ゲドは作者ル・グウィンが生み出した人物ではありますが、彼は今や自分自身の人生を生きているのであり、ル・グウィンの編集者にも、ファンにも、収入にも、ゲドは関係ないのです。
ゲドはゲドの人生を生きているのです。
こいつはまさに、「自分が生み出した主人公」に対する本当の愛です!
この愛のおかげで、ゲド戦記第4部は一人の人間を描くことに成功しているようにぼくは思います。もはやファンタジーというよりは、老年に自分のアイデンティティをうしなったおじさんが、役立たずになった自分自身を受け入れていくお話のようですが、
しかし、紛れもなく一人の人間が描かれています。
これは、スゴイことです。本当に登場人物への愛がなくてはできないと思います。
ここまでのところをまとめますと、作者たる自分と登場人物とを混同しないためには、
・主人公たちは自分とは違う人間であり、彼自身の人生を生きている。
・主人公たちに対して「生きている人間に対して払うのと同じ敬意を払う」
ことを大切にする姿勢が必要です。
ただ作者たる自分と主人公とを分離するだけではありません。
彼らを実際に現実を生きている一人の人間として尊重する、そんな姿勢を持ってこそ、物語が物語としての自律的な力を持ち、その物語の読者が、「作者のエゴではなく」、「物語に」入り込むことが可能になるのでしょう。
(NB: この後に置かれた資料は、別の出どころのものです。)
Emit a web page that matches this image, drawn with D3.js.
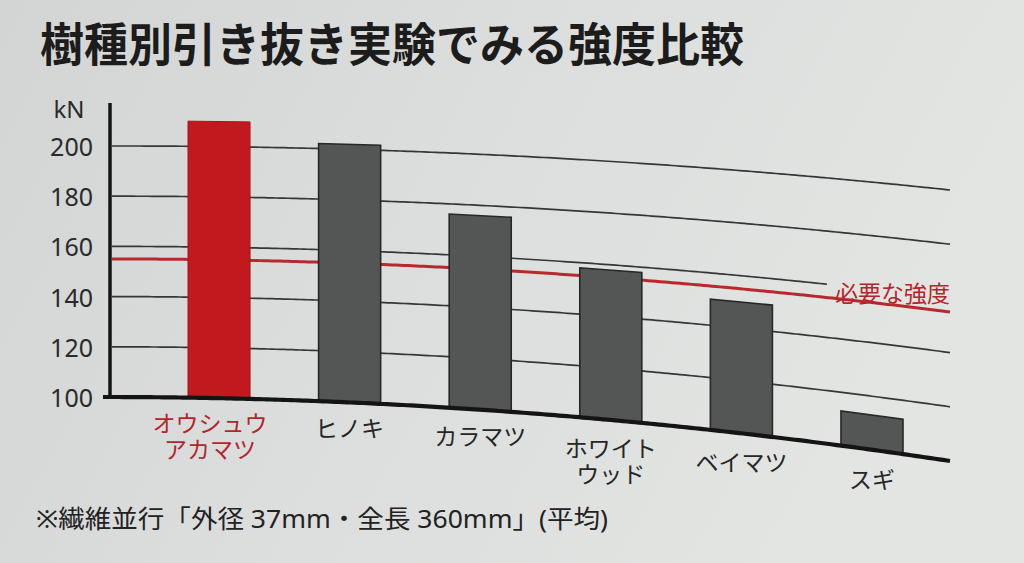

書いている間に限り、わたしは登場人物の意志に屈し、完全に彼らを信頼して、
彼らが物語にふさわしいことを言ったり、したりするに任せるかもしれない。
一方、物語のプランを立てたり、修正したりしている時は、登場人物、特に自分が一番好きな人物や気ライン人物に対し、気持ちの上で距離を置くほうがうまくいく。彼らを疑いの目で見て、冷静にその動機を探り、彼らの言葉を常に多少割り引いて受け取る。
ー彼らがほんとうに混じりけのない本音で語り、私の始末におえないエゴを代弁しているのではないと確信できるまで。[前提書]
しかし、ただ登場人物たちに敬意を表するだけではいけません。
書いている間は主人公たちを全面的に信頼し、思う存分動いてもらいます。
でもその後で、修正をするときには、適切な距離をとって、隠れた自分のエゴイズムを発見して取り除くというのです。
「始末に終えないエゴ」とは良い言葉ですが、それにしてもル・グウィンのプロ意識には脱帽してしまいます。
ぜひみなさんが素晴らしい作品を生み出すことを祈っております。執筆は孤独でつらい作業ですが、がんばりましょう!